During the development of embedded systems, developers typically need to focus on the following key elements:

• Hardware Design and Optimization: The hardware design of embedded systems must ensure stability and efficiency, especially under resource constraints, requiring developers to optimize system performance through rational hardware design.

• Software Development: Software development for embedded systems is generally based on programming languages like C/C++ and relies on real-time operating systems to ensure task timeliness. Developers also need to write appropriate drivers and application software tailored to different scenarios.

• Power Management: Since IoT devices often need to operate for extended periods, low-power design becomes a critical consideration in embedded system development. Developers must carefully plan hardware and software power consumption to ensure system energy efficiency.
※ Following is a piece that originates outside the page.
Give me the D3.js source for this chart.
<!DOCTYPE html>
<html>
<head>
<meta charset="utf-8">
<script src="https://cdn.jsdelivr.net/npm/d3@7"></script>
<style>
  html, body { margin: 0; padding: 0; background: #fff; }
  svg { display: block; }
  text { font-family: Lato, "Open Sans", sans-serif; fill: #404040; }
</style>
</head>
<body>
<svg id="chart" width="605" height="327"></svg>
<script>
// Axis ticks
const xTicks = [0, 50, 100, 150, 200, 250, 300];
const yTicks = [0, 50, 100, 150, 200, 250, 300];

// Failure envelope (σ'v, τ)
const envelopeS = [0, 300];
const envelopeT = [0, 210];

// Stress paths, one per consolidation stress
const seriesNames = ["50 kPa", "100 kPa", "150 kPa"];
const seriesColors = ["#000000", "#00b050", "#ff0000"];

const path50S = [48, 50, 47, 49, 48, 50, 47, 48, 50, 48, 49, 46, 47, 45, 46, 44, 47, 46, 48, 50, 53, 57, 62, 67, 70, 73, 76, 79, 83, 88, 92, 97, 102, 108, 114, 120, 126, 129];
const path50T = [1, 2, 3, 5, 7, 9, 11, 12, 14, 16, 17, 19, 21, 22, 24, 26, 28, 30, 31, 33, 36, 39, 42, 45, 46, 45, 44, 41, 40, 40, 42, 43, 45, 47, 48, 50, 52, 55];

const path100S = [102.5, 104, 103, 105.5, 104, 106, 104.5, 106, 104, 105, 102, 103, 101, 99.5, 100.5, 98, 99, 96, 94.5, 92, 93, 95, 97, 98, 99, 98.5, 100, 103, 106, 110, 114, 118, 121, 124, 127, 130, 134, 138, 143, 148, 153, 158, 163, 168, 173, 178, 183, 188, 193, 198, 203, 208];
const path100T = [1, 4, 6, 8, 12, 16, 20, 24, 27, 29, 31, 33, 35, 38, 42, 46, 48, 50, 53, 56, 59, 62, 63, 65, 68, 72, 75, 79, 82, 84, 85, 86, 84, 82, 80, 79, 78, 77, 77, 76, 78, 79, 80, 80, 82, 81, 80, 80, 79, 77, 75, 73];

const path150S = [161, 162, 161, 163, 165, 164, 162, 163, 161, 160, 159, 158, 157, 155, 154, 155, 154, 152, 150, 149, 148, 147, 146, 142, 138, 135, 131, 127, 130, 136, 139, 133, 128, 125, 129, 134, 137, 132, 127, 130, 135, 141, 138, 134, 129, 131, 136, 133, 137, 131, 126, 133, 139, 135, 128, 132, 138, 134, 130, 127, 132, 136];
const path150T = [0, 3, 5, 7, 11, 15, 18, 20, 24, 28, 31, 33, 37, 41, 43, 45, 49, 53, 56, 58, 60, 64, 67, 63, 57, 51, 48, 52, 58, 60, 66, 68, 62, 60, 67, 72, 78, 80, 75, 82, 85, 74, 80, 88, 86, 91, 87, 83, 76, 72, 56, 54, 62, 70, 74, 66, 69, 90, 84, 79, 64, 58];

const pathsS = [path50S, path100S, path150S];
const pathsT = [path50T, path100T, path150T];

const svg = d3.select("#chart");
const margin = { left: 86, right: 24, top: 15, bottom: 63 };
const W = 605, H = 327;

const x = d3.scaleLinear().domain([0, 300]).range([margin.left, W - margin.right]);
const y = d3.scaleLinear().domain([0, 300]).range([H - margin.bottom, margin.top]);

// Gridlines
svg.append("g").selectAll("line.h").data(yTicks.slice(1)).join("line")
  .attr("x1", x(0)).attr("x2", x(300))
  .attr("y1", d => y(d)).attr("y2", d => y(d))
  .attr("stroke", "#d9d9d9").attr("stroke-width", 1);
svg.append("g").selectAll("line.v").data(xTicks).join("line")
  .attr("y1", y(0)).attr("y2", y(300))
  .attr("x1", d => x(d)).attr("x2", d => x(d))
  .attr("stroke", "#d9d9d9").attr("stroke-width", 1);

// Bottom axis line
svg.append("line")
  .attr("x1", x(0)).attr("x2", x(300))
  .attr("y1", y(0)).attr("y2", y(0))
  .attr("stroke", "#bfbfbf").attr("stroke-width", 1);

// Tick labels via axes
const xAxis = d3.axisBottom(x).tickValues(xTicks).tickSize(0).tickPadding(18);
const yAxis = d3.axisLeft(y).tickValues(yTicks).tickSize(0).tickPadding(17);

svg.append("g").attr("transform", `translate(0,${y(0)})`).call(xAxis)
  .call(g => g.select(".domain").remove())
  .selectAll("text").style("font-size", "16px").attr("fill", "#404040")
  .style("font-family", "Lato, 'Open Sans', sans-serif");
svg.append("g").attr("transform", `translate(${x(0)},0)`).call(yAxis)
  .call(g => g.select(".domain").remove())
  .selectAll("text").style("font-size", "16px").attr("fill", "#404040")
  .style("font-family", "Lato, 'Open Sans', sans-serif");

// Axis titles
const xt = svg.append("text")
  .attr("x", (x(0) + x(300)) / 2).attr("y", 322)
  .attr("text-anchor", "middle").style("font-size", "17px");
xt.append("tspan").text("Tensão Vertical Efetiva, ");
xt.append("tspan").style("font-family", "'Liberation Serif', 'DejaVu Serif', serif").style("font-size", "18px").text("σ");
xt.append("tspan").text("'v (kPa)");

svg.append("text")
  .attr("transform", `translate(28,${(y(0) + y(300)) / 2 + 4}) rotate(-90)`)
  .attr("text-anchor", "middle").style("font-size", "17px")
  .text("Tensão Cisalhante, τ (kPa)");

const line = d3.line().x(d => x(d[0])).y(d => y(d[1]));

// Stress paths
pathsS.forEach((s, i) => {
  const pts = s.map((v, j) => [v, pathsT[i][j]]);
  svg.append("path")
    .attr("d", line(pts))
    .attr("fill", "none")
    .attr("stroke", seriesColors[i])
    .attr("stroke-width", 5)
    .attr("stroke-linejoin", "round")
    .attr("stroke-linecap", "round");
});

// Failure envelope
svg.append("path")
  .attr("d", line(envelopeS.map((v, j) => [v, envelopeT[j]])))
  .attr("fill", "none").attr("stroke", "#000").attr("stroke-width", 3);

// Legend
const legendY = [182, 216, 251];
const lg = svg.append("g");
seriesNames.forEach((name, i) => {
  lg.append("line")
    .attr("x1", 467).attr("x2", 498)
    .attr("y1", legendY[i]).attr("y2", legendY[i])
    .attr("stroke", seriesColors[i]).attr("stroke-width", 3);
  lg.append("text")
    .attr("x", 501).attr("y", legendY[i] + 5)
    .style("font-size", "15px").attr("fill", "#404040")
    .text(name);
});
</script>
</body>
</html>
The development of embedded systems in IoT faces a series of challenges, particularly in data processing, connection stability, and security. However, with the continuous advancement of IoT technology, the performance of embedded systems is steadily improving, gradually overcoming these technical hurdles.

3. The Synergistic Role of Sensors and Embedded Systems in IoT

In IoT application scenarios, sensors and embedded systems are often closely integrated. Sensors are responsible for real-time perception of environmental changes, while embedded systems handle the processing and decision-making of the data collected by sensors. Through close collaboration, they jointly drive the progress and innovation of IoT technology.

For example, in smart agriculture, soil moisture sensors and weather sensors use embedded systems to monitor soil and air humidity, temperature, and other information in real-time. This data is transmitted to a central processing system, which adjusts the operation of irrigation equipment based on real-time data to ensure optimal growing conditions for crops. Such intelligent automated control systems can significantly enhance agricultural productivity and reduce water waste.

Additionally, the combination of sensors and embedded systems is widely applied in smart city applications. For instance, smart streetlights use light and temperature sensors to gather environmental information and automatically adjust lighting brightness and on/off status through embedded systems, reducing energy waste while improving urban lighting quality.

4. Conclusion

Sensor technology and embedded systems, as core technologies in IoT development, have demonstrated immense potential and application value across multiple fields. With continuous technological progress and innovation, sensors and embedded systems will become more intelligent, precise, and efficient, providing a stronger foundation for the widespread adoption and development of IoT. In the future, with the integration of technologies such as 5G and artificial intelligence, IoT application scenarios will become even more extensive, and the role of sensors and embedded systems will become increasingly vital.